Characterisation of rare earth element-bearing mineral phases present in South African coal ash using Mineral Liberation analysis

Abstract

Critical raw materials, including rare earth elements (REE), are the cornerstone of modern technologies. Due to their unique properties, REE are in high demand, leading to the exploration and research of alternative sources. Coal combustion by-products, specifically coal ash, has been identified as a potential alternative source of REE, but more research is required. This study aimed to identify REE’s occurring in power station and laboratory-derived coal ash. Results from Inductively Coupled Plasma-Mass Spectrometry (ICP-MS) and Mineral Liberation Analysis are presented herein, to gain insight into rare-earth-bearing minerals occurring in the ash samples.REEs were determined in both sets of ash samples at values higher than 600 parts per million (ppm) using ICP-MS. Critical REE occur in ranges from 203 to 406 ppm; uncritical REE from 179 to 256 ppm; and excessive REE ranging from 197 to 348 ppm in these samples.
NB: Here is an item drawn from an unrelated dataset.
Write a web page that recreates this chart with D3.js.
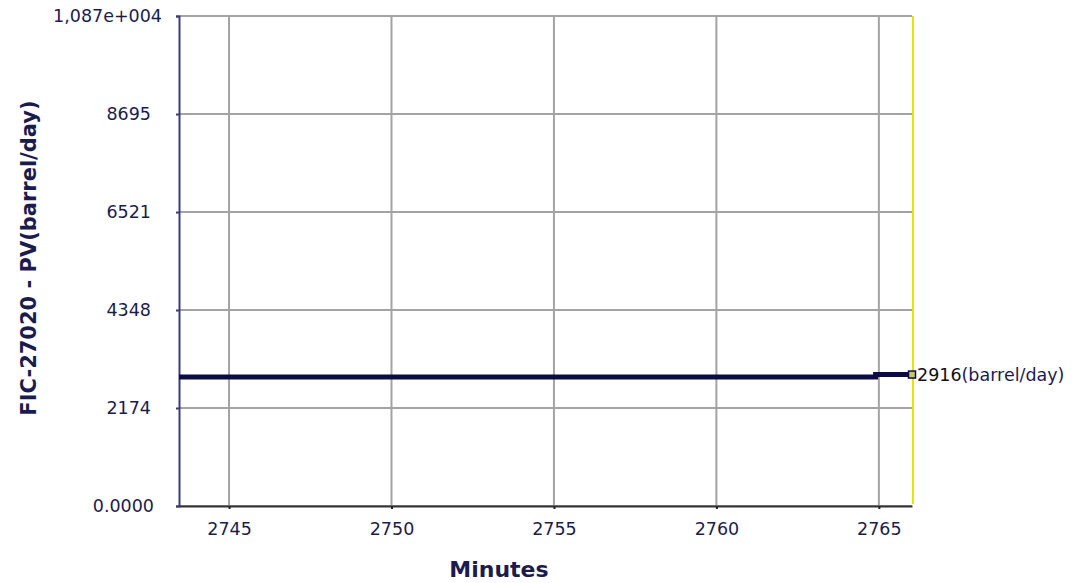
<!DOCTYPE html>
<html>
<head>
<meta charset="utf-8">
<script src="https://cdn.jsdelivr.net/npm/d3@7"></script>
<style>
  html, body { margin: 0; padding: 0; background: #fff; }
  svg { display: block; }
  text { font-family: "DejaVu Sans", Tahoma, sans-serif; }
</style>
</head>
<body>
<svg id="chart" width="1090" height="583"></svg>
<script>
// Trend of FIC-27020 process value
const minutes = [2743.46, 2764.9, 2766.02];
const flowValues = [2860, 2916, 2916];
const yTickValues = [0, 2174, 4348, 6521, 8695, 10870];
const yTickLabels = ["0.0000", "2174", "4348", "6521", "8695", "1,087e+004"];
const xTickValues = [2745, 2750, 2755, 2760, 2765];
const lastValueLabel = "2916";
const unitLabel = "(barrel/day)";

const svg = d3.select("#chart");
const margin = { left: 179, right: 178, top: 16, bottom: 77 };
const W = 1090, H = 583;

const x = d3.scaleLinear().domain([2743.46, 2766.02]).range([margin.left, W - margin.right]);
const y = d3.scaleLinear().domain([0, 10870]).range([H - margin.bottom, margin.top]);

const gridColor = "#a3a3a3";
const textColor = "#1c1c4c";
const tickFont = 17.5;

// grid
svg.append("g").selectAll("line").data(yTickValues).join("line")
  .attr("x1", x.range()[0]).attr("x2", x.range()[1])
  .attr("y1", d => y(d)).attr("y2", d => y(d))
  .attr("stroke", gridColor).attr("stroke-width", 2);
svg.append("g").selectAll("line").data(xTickValues).join("line")
  .attr("x1", d => x(d)).attr("x2", d => x(d))
  .attr("y1", y.range()[0]).attr("y2", y.range()[1])
  .attr("stroke", gridColor).attr("stroke-width", 2);

// cursor line at the right edge
svg.append("line")
  .attr("x1", x.range()[1] + 1).attr("x2", x.range()[1] + 1)
  .attr("y1", y.range()[1]).attr("y2", y.range()[0] - 2)
  .attr("stroke", "#e6e600").attr("stroke-width", 2);

// y axis (the scientific-notation top label sits a little further right)
const yAxis = d3.axisLeft(y).tickValues(yTickValues)
  .tickFormat((d, i) => yTickLabels[i]).tickSize(3).tickPadding(25);
const gy = svg.append("g").attr("transform", `translate(${margin.left},0)`).call(yAxis);
gy.select(".domain").attr("stroke", "#3b3b7d").attr("stroke-width", 2);
gy.selectAll(".tick line").attr("stroke", "#3b3b7d").attr("stroke-width", 2);
gy.selectAll(".tick text").attr("fill", textColor).attr("font-size", tickFont)
  .attr("dx", (d, i) => i === yTickValues.length - 1 ? 11 : (i === 0 ? 3 : 0));

// x axis
const xAxis = d3.axisBottom(x).tickValues(xTickValues).tickFormat(d3.format("d"))
  .tickSize(3).tickSizeOuter(0).tickPadding(14);
const gx = svg.append("g").attr("transform", `translate(0,${H - margin.bottom})`).call(xAxis);
gx.select(".domain").attr("stroke", "#333").attr("stroke-width", 2);
gx.selectAll(".tick line").attr("stroke", "#222").attr("stroke-width", 2);
gx.selectAll(".tick text").attr("fill", textColor).attr("font-size", tickFont);

// series
const pts = minutes.map((m, i) => [m, flowValues[i]]);
const line = d3.line().x(d => x(d[0])).y(d => y(d[1])).curve(d3.curveStepAfter);
svg.append("path").datum(pts).attr("d", line)
  .attr("fill", "none").attr("stroke", "#0c0c45").attr("stroke-width", 5);

// end marker
const last = pts[pts.length - 1];
svg.append("rect")
  .attr("x", x(last[0]) - 3.5).attr("y", y(last[1]) - 3.5)
  .attr("width", 7).attr("height", 7)
  .attr("fill", "#c8c860").attr("stroke", "#0c0c45").attr("stroke-width", 1.5);

const lbl = svg.append("text")
  .attr("x", x(last[0]) + 5).attr("y", y(last[1]) + 6)
  .attr("font-size", tickFont).attr("fill", textColor);
lbl.append("tspan").text(lastValueLabel).attr("fill", "#111");
lbl.append("tspan").text(unitLabel);

// axis titles
svg.append("text")
  .attr("x", 499).attr("y", 577)
  .attr("text-anchor", "middle").attr("font-size", 22).attr("font-weight", "bold")
  .attr("fill", textColor).text("Minutes");
svg.append("text")
  .attr("transform", "translate(36,258) rotate(-90)")
  .attr("text-anchor", "middle").attr("font-size", 21).attr("font-weight", "bold")
  .attr("fill", textColor).text("FIC-27020 - PV(barrel/day)");
</script>
</body>
</html>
Laboratory-derived coal ash and power station-generated ash samples were prepared as polished blocks and coated for examination using a Mineral Liberation Analyser (MLA). A bright phase search mode was employed to detect rare earth-bearing mineral phases using the back-scattered electron detector (BSE).Energy dispersive spectroscopy (EDS) was used to determine elemental compositions in these phases.Four rare earth-bearing mineral phases were determined, namely: monazite-REE, xenotime-REE, Ce-REErium rich, and REE-silicate. The laboratory-derived ash samples had a greater proportion of liberated rare earth-bearing minerals, related to the lower proportion of aluminosilicate glassy phase, related to the low temperature ashing procedure.The detailed mineralogy provides insight into the design of REE extraction processes, targeting specific REE’s hosted in the various minerals. This will be documented in a future paper.